Taiyon J. Coleman’s book Traveling without Moving: Essays from a Black Woman Trying to Survive in America is a collection of essays that helps us understand the inherent contradictions between American ideals and Black reality.
Coleman shares intimate stories from her life. She grew up in poverty in Chicago, experienced institutional racism and implicit bias in writing instruction contexts, has witnessed the violent legacies of racism in the United States housing market, maternal health disparities across the country and even the implications of these disparities in terms of her own miscarriage.
She explores what it means to write her story and the story of her family as an act of both privilege and responsibility and brings forth the inherent contradictions between American ideals and Black reality.
Coleman believes that a Black woman in America is always on the run—is always Harriet Tubman traveling with her babies in tow, seeking out safety, desperate to survive, to thrive and to finally find freedom.
The essays in Traveling Without Moving do what the best nonfiction does. They take the specific moments from a life and present them in ways that truly resonate, most especially with anyone who has had to work hard to succeed, anyone who has carried the wounds of childhood and used them to fortify their determination along life’s sometimes treacherous paths.

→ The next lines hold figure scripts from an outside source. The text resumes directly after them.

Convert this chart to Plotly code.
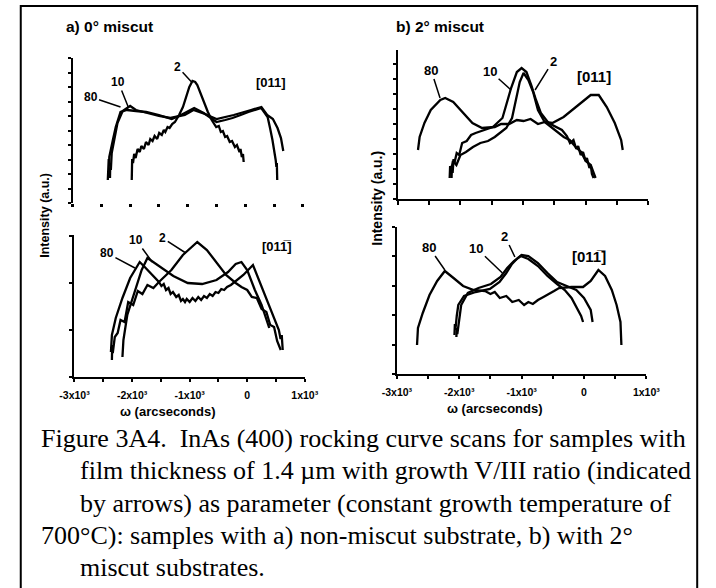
import plotly.graph_objects as go

W, H = 716, 588

# ---------------- data (x: arcseconds, y: intensity, a.u.) ----------------
# panel a) 0 deg miscut, [011]
a_top_80_x = [-2388, -2384, -2378, -2372, -2366, -2362, -2300, -2250, -2167, -2055, -1900, -1722, -1500, -1278, -1150, -1055, -888, -722, -600, -500, -350, -222, -80, 55, 278, 388, 430, 472, 528, 540, 548, 555]
a_top_80_y = [23, 40, 31, 44, 37, 46, 63, 76, 91, 93, 92, 91, 88, 84, 87, 90, 95, 90, 85, 81, 83, 85, 88, 91, 95, 86, 75, 63, 43, 36, 40, 23]
a_top_10_x = [-2350, -2345, -2335, -2320, -2270, -2220, -2130, -2000, -1900, -1700, -1500, -1300, -1050, -900, -700, -500, -200, 100, 280, 380, 480, 560, 620, 660]
a_top_10_y = [25, 40, 33, 50, 66, 80, 92, 97, 93, 90, 87, 85, 88, 93, 89, 84, 88, 93, 96, 88, 84, 75, 65, 52]
a_top_2_x = [-1972, -1965, -1950, -1930, -1905, -1870, -1833, -1805, -1760, -1725, -1680, -1650, -1611, -1575, -1530, -1495, -1450, -1415, -1389, -1350, -1315, -1270, -1222,
             -1150, -1083, -1020, -972, -917, -870, -833, -780, -722, -650, -583,
             -540, -505, -460, -425, -389, -350, -315, -270, -230, -180, -145, -100, -83, -60, -40, -28]
a_top_2_y = [23, 44, 40, 49, 45, 54, 51, 57, 54, 61, 58, 64, 62, 67, 64, 70, 68, 73, 71, 76, 75, 79, 81,
             88, 96, 108, 116, 122, 121, 118, 110, 101, 91, 83,
             79, 76, 77, 71, 72, 66, 67, 61, 62, 56, 58, 51, 54, 46, 49, 41]

# panel a) 0 deg miscut, [01-1]
a_bot_80_x = [-2367, -2362, -2356, -2350, -2283, -2167, -2033, -1867, -1780, -1700, -1620, -1533, -1490, -1450, -1410, -1367, -1330, -1290, -1233, -1190, -1150, -1117, -1080, -1050, -1000, -950, -900, -850, -800, -750, -700, -650, -600, -550, -500, -450, -400, -350, -283, -180, -67, 100, 217, 333, 433, 550, 580, 600, 617]
a_bot_80_y = [25, 38, 31, 42, 59, 79, 99, 115, 110, 105, 100, 95, 91, 93, 87, 89, 83, 85, 80, 82, 76, 78, 75, 78, 75, 79, 76, 80, 77, 81, 79, 83, 81, 85, 84, 88, 87, 90, 92, 97, 102, 112, 95, 77, 62, 47, 38, 42, 27]
a_bot_10_x = [-2167, -2160, -2150, -2083, -1950, -1833, -1733, -1533, -1283, -1033, -783, -533, -333, -200, -100, 0, 133, 250, 333, 383]
a_bot_10_y = [20, 30, 37, 62, 87, 107, 119, 111, 101, 94, 93, 97, 105, 113, 115, 107, 87, 72, 57, 49]
a_bot_2_x = [-2350, -2345, -2335, -2300, -2250, -2200, -2130, -2067, -1980, -1900, -1820, -1733, -1630, -1533, -1317, -1117, -867, -700, -533, -367, -200, -100, 0, 80, 167, 250, 333, 400, 467, 520, 583]
a_bot_2_y = [17, 32, 24, 40, 44, 57, 55, 75, 72, 86, 83, 92, 89, 95, 107, 122, 135, 127, 115, 102, 94, 90, 87, 80, 79, 68, 65, 52, 50, 36, 27]

# panel b) 2 deg miscut, [011]
b_top_80_x = [-2678, -2652, -2575, -2474, -2321, -2244, -2115, -1962, -1809, -1655, -1452, -1350, -1222, -1100, -992, -880, -762, -650, -532, -352, -123, 81, 209, 337, 465, 567, 592]
b_top_80_y = [49, 62, 76, 89, 99, 101, 97, 87, 76, 71, 72, 75, 75, 79, 78, 80, 75, 77, 76, 82, 94, 104, 104, 92, 76, 59, 49]
b_top_10_x = [-2142, -2135, -2125, -2110, -2096, -2060, -2020, -1973, -1900, -1830, -1758, -1620, -1482, -1329, -1268, -1191, -1099, -1023, -946, -869, -793, -716, -593, -480, -379, -300, -250, -195, -150, -120, -80, -42, 0, 20, 60, 81, 100, 127]
b_top_10_y = [21, 34, 26, 40, 36, 46, 44, 56, 58, 64, 66, 69, 72, 81, 94, 111, 127, 131, 127, 114, 99, 86, 76, 72, 69, 63, 56, 59, 50, 53, 44, 47, 38, 41, 31, 34, 25, 21]
b_top_2_x = [-2172, -2165, -2150, -2120, -2065, -2000, -1912, -1800, -1682, -1560, -1452, -1268, -1176, -1114, -1053, -992, -915, -839, -762, -655, -555, -455, -350, -256, -160, -72, 0, 81, 120, 158]
b_top_2_y = [21, 33, 28, 38, 34, 44, 47, 52, 56, 58, 62, 71, 81, 99, 117, 126, 119, 107, 89, 77, 72, 67, 62, 59, 52, 47, 38, 34, 27, 21]

# panel b) 2 deg miscut, [01-1]
b_bot_80_x = [-2677, -2672, -2668, -2662, -2585, -2477, -2354, -2231, -2092, -1938, -1769, -1585, -1500, -1431, -1350, -1246, -1150, -1046, -960, -892, -820, -738, -650, -554, -480, -400, -200, -15, 108, 231, 338, 446, 523, 585, 600]
b_bot_80_y = [29, 42, 35, 46, 61, 79, 93, 103, 96, 88, 84, 83, 80, 82, 76, 78, 72, 74, 69, 72, 70, 74, 77, 80, 83, 86, 87, 87, 93, 104, 98, 84, 69, 52, 29]
b_bot_10_x = [-2046, -2040, -2031, -2000, -1969, -1862, -1692, -1492, -1338, -1231, -1123, -1015, -892, -738, -585, -431, -308, -200, -108, -46, -15]
b_bot_10_y = [37, 46, 40, 56, 69, 81, 86, 90, 97, 106, 113, 118, 115, 108, 98, 90, 84, 76, 66, 58, 52]
b_bot_2_x = [-2077, -2070, -2062, -2040, -2015, -1923, -1738, -1508, -1354, -1246, -1154, -1062, -1000, -892, -738, -585, -431, -277, -123, 0, 108, 138]
b_bot_2_y = [39, 50, 44, 58, 69, 78, 82, 85, 92, 101, 110, 116, 119, 118, 111, 101, 92, 88, 84, 76, 64, 52]

x_tickvals = [-3000, -2000, -1000, 0, 1000]
x_ticktext = ["-3x10\u00b3", "-2x10\u00b3", "-1x10\u00b3", "0", "1x10\u00b3"]

caption_lines = [
    "Figure 3A4.\u00a0\u00a0InAs (400) rocking curve scans for samples with",
    "film thickness of 1.4 \u00b5m with growth V/III ratio (indicated",
    "by arrows) as parameter (constant growth temperature of",
    "700\u00b0C): samples with a) non-miscut substrate, b) with 2\u00b0",
    "miscut substrates.",
]

# ---------------- figure ----------------
fig = go.Figure()
LW = 2.3
panels = [
    ("x", "y", [(a_top_80_x, a_top_80_y, "80"), (a_top_10_x, a_top_10_y, "10"), (a_top_2_x, a_top_2_y, "2")]),
    ("x2", "y2", [(a_bot_80_x, a_bot_80_y, "80"), (a_bot_10_x, a_bot_10_y, "10"), (a_bot_2_x, a_bot_2_y, "2")]),
    ("x3", "y3", [(b_top_80_x, b_top_80_y, "80"), (b_top_10_x, b_top_10_y, "10"), (b_top_2_x, b_top_2_y, "2")]),
    ("x4", "y4", [(b_bot_80_x, b_bot_80_y, "80"), (b_bot_10_x, b_bot_10_y, "10"), (b_bot_2_x, b_bot_2_y, "2")]),
]
for xa, ya, series in panels:
    for xs, ys, nm in series:
        fig.add_trace(go.Scatter(x=xs, y=ys, mode="lines", name=nm, xaxis=xa, yaxis=ya,
                                 line=dict(color="black", width=LW), showlegend=False,
                                 hoverinfo="skip"))

def hx(p):
    return p / W

def vy(p):
    return 1 - p / H

tickfont = dict(family="Liberation Sans", size=10.5, color="black", weight="bold")
common_y = dict(showgrid=False, zeroline=False, showline=True, linecolor="black", linewidth=2,
                ticks="outside", ticklen=3, tickwidth=1.5, tickcolor="black", showticklabels=False)
common_x = dict(showgrid=False, zeroline=False, range=[-3000, 1000], tickcolor="black")

fig.update_layout(
    width=W, height=H, margin=dict(l=0, r=0, t=0, b=0),
    paper_bgcolor="white", plot_bgcolor="white",
    xaxis=dict(**common_x, domain=[hx(60), hx(300)], anchor="y", showline=False,
               ticks="outside", ticklen=3, tickwidth=3, tick0=-3000, dtick=500, showticklabels=False),
    yaxis=dict(**common_y, domain=[vy(203), vy(58)], anchor="x", range=[0, 145], tick0=0, dtick=14.5),
    xaxis2=dict(**common_x, domain=[hx(62), hx(302)], anchor="y2", showline=True, linecolor="black", linewidth=2,
                ticks="outside", ticklen=3, tickwidth=1.5, tickvals=x_tickvals, ticktext=x_ticktext,
                tickfont=tickfont, ticklabelstandoff=4,
                minor=dict(ticks="outside", ticklen=3, tickwidth=1.5, tickcolor="black", dtick=500, tick0=-3000)),
    yaxis2=dict(**common_y, domain=[vy(377), vy(235)], anchor="x2", range=[0, 142], tick0=0, dtick=47),
    xaxis3=dict(**common_x, domain=[hx(399), hx(660)], anchor="y3", showline=True, linecolor="black", linewidth=2,
                ticks="outside", ticklen=4, tickwidth=1.5, tick0=-3000, dtick=500, showticklabels=False),
    yaxis3=dict(**common_y, domain=[vy(199), vy(50)], anchor="x3", range=[0, 149], tick0=0, dtick=15),
    xaxis4=dict(**common_x, domain=[hx(398), hx(658)], anchor="y4", showline=True, linecolor="black", linewidth=2,
                ticks="outside", ticklen=3, tickwidth=1.5, tickvals=x_tickvals, ticktext=x_ticktext,
                tickfont=tickfont, ticklabelstandoff=4,
                minor=dict(ticks="outside", ticklen=3, tickwidth=1.5, tickcolor="black", dtick=500, tick0=-3000)),
    yaxis4=dict(**common_y, domain=[vy(374), vy(227)], anchor="x4", range=[0, 147], tick0=0, dtick=29.4),
)

ann = []

def leader(text, xr, yr, x, y, ax, ay, size=12):
    ann.append(dict(text=text, xref=xr, yref=yr, x=x, y=y, ax=ax, ay=ay, showarrow=True,
                    arrowhead=0, arrowwidth=1.5, arrowcolor="black", standoff=0,
                    font=dict(family="Liberation Sans", size=size, color="black", weight="bold")))

def ptext(text, px, py, size=11, rot=0, family="Liberation Sans", bold=True, xanchor="center"):
    f = dict(family=family, size=size, color="black")
    if bold:
        f["weight"] = "bold"
    ann.append(dict(text=text, xref="paper", yref="paper", x=hx(px), y=vy(py), showarrow=False,
                    font=f, textangle=rot, xanchor=xanchor, yanchor="middle", borderpad=0))

# curve labels with leader lines (tips in data coordinates)
leader("80", "x", "y", -2167, 96, -30, -10)
leader("10", "x", "y", -2033, 96, -10, -25)
leader("2", "x", "y", -933, 121, -14, -15)
leader("80", "x2", "y2", -1950, 109, -28, -15)
leader("10", "x2", "y2", -1650, 115, -16, -22)
leader("2", "x2", "y2", -1067, 124, -23, -15)
leader("80", "x3", "y3", -2326, 101, -9, -28, 13)
leader("10", "x3", "y3", -1191, 109, -21, -19, 13)
leader("2", "x3", "y3", -808, 109, 18, -29, 13)
leader("80", "x4", "y4", -2231, 104, -16, -23, 13)
leader("10", "x4", "y4", -1308, 101, -26, -25, 13)
leader("2", "x4", "y4", -1108, 117, -10, -21, 13)

ptext("[011]", 267, 82, size=13)
ptext("[01\u0031\u0305]", 273, 247, size=13)
ptext("[011]", 603, 77, size=15)
ptext("[01\u0031\u0305]", 598, 256, size=15)

ptext("a) 0\u00b0 miscut", 98, 27, size=15.5)
ptext("b) 2\u00b0 miscut", 443, 27, size=15.5)

ptext("Intensity (a.u.)", 31, 215, size=12.5, rot=-90)
ptext("Intensity (a.u.)", 377, 198, size=14, rot=-90)
ptext("\u03c9 (arcseconds)", 159, 411, size=13)
ptext("\u03c9 (arcseconds)", 500, 408, size=13)

cap_x = [26, 67, 67, 26, 67]
cap_y = [438, 471, 503, 535, 567]
for t, cx, cy in zip(caption_lines, cap_x, cap_y):
    ptext(t, cx, cy, size=26, family="Liberation Serif", bold=False, xanchor="left")

fig.update_layout(annotations=ann)

# outer frame
fig.add_shape(type="rect", xref="paper", yref="paper", x0=hx(6), x1=hx(711), y0=-0.05, y1=vy(6),
              line=dict(color="black", width=2), fillcolor="rgba(0,0,0,0)", layer="above")

fig.write_html("out.html", config={"displayModeBar": False},
               post_script="document.body.style.margin='0';document.body.style.overflow='hidden';")
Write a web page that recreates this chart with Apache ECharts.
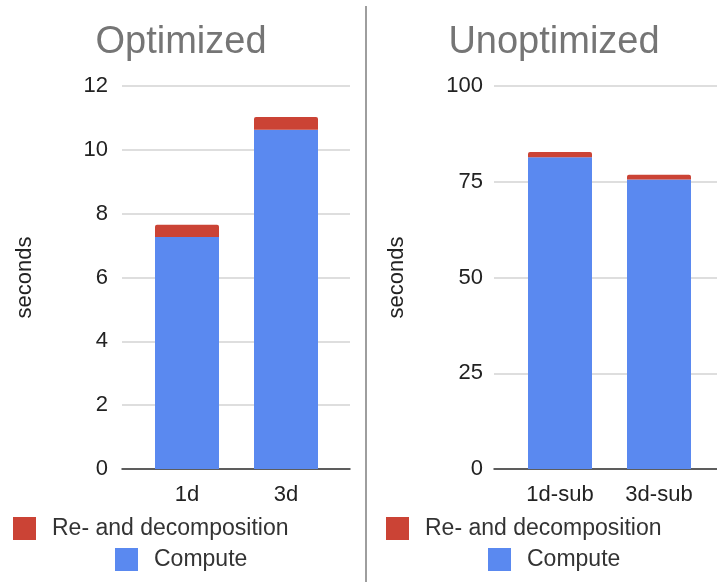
<!DOCTYPE html>
<html>
<head>
<meta charset="utf-8">
<title>Optimized vs Unoptimized</title>
<script src="https://cdn.jsdelivr.net/npm/echarts@6/dist/echarts.min.js"></script>
<style>
  html, body { margin: 0; padding: 0; background: #ffffff; }
  #chart { width: 717px; height: 582px; }
</style>
</head>
<body>
<div id="chart"></div>
<script>
// Run times in seconds, split into compute and re-/decomposition
const optCategories = ['1d', '3d'];
const optCompute = [7.27, 10.63];
const optRedecomp = [0.38, 0.40];

const unoptCategories = ['1d-sub', '3d-sub'];
const unoptCompute = [81.4, 75.6];
const unoptRedecomp = [1.4, 1.2];

const optTicks = { min: 0, max: 12, interval: 2 };
const unoptTicks = { min: 0, max: 100, interval: 25 };

const panelTitles = ['Optimized', 'Unoptimized'];
const seriesNames = ['Re- and decomposition', 'Compute'];
const yName = 'seconds';

const FONT = '"Liberation Sans", Arial, sans-serif';
const BLUE = '#5a89f0';
const RED = '#cb4335';
const TEXT = '#222222';

const chart = echarts.init(document.getElementById('chart'), null, { renderer: 'canvas' });

// each panel: a wide background grid (gridlines + y labels) and a narrower grid holding the bars
const grids = [
  { left: 122, width: 228, top: 86, bottom: 113 },
  { left: 137.5, width: 198, top: 86, bottom: 113 },
  { left: 494, width: 223, top: 86, bottom: 113 },
  { left: 510.5, width: 198, top: 86, bottom: 113 }
];

function baseXAxis(gridIndex) {
  return {
    type: 'value', gridIndex, min: 0, max: 1,
    axisLine: { show: true, lineStyle: { color: '#333333', width: 1.5 } },
    axisTick: { show: false }, axisLabel: { show: false }, splitLine: { show: false }
  };
}
function catXAxis(gridIndex, data) {
  return {
    type: 'category', gridIndex, data,
    axisLine: { show: false }, axisTick: { show: false },
    axisLabel: { color: TEXT, fontSize: 22, fontFamily: FONT, margin: 15 }
  };
}
function shownYAxis(gridIndex, ticks, margin) {
  return {
    type: 'value', gridIndex, min: ticks.min, max: ticks.max, interval: ticks.interval,
    name: yName, nameLocation: 'middle', nameRotate: 90, nameGap: 86,
    nameTextStyle: { color: TEXT, fontSize: 22, fontFamily: FONT },
    axisLine: { show: false }, axisTick: { show: false },
    axisLabel: { color: TEXT, fontSize: 22, fontFamily: FONT, margin },
    splitLine: { show: true, lineStyle: { color: '#d3d3d3', width: 1.5 } }
  };
}
function hiddenYAxis(gridIndex, ticks) {
  return { type: 'value', gridIndex, min: ticks.min, max: ticks.max, show: false, splitLine: { show: false } };
}
function barPair(axisIndex, stack, compute, redecomp) {
  return [
    {
      name: seriesNames[1], type: 'bar', stack, xAxisIndex: axisIndex, yAxisIndex: axisIndex,
      data: compute, barWidth: 64, itemStyle: { color: BLUE }
    },
    {
      name: seriesNames[0], type: 'bar', stack, xAxisIndex: axisIndex, yAxisIndex: axisIndex,
      data: redecomp, barWidth: 64, itemStyle: { color: RED, borderRadius: [2, 2, 0, 0] }
    }
  ];
}
function legendItem(name, left, top) {
  return {
    data: [name], left, top, orient: 'horizontal', padding: 0,
    icon: 'rect', itemWidth: 23, itemHeight: 23, selectedMode: false,
    textStyle: { color: '#333333', fontSize: 23, fontFamily: FONT, padding: [0, 0, 0, 11] }
  };
}

const option = {
  backgroundColor: '#ffffff',
  animation: false,
  grid: grids,
  xAxis: [
    baseXAxis(0),
    catXAxis(1, optCategories),
    baseXAxis(2),
    catXAxis(3, unoptCategories)
  ],
  yAxis: [
    shownYAxis(0, optTicks, 14),
    hiddenYAxis(1, optTicks),
    shownYAxis(2, unoptTicks, 11),
    hiddenYAxis(3, unoptTicks)
  ],
  legend: [
    legendItem(seriesNames[0], 13, 517),
    legendItem(seriesNames[1], 115, 548),
    legendItem(seriesNames[0], 386, 517),
    legendItem(seriesNames[1], 488, 548)
  ],
  series: [
    ...barPair(1, 'opt', optCompute, optRedecomp),
    ...barPair(3, 'unopt', unoptCompute, unoptRedecomp)
  ],
  graphic: [
    {
      type: 'text', x: 181, y: 43,
      style: { text: panelTitles[0], fill: '#757575', font: '38px ' + FONT, textAlign: 'center', textVerticalAlign: 'middle' }
    },
    {
      type: 'text', x: 554, y: 43,
      style: { text: panelTitles[1], fill: '#757575', font: '38px ' + FONT, textAlign: 'center', textVerticalAlign: 'middle' }
    },
    {
      type: 'line', shape: { x1: 366, y1: 6, x2: 366, y2: 582 },
      style: { stroke: '#9e9e9e', lineWidth: 2 }
    }
  ]
};

chart.setOption(option);
</script>
</body>
</html>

Bio: Taiyon J. Coleman, MFA, PhD, is the Dean of Liberal Arts and Academic Foundations at North Hennepin Community College in Brooklyn Park, Minnesota. She is a poet, writer, and educator. A Cave Canem and VONA fellow, she received a McKnight Foundation Artist Fellowship in Creative Prose and a Mirrors and Windows Fellowship funded by the Loft Literary Center and the Jerome Foundation in Minnesota.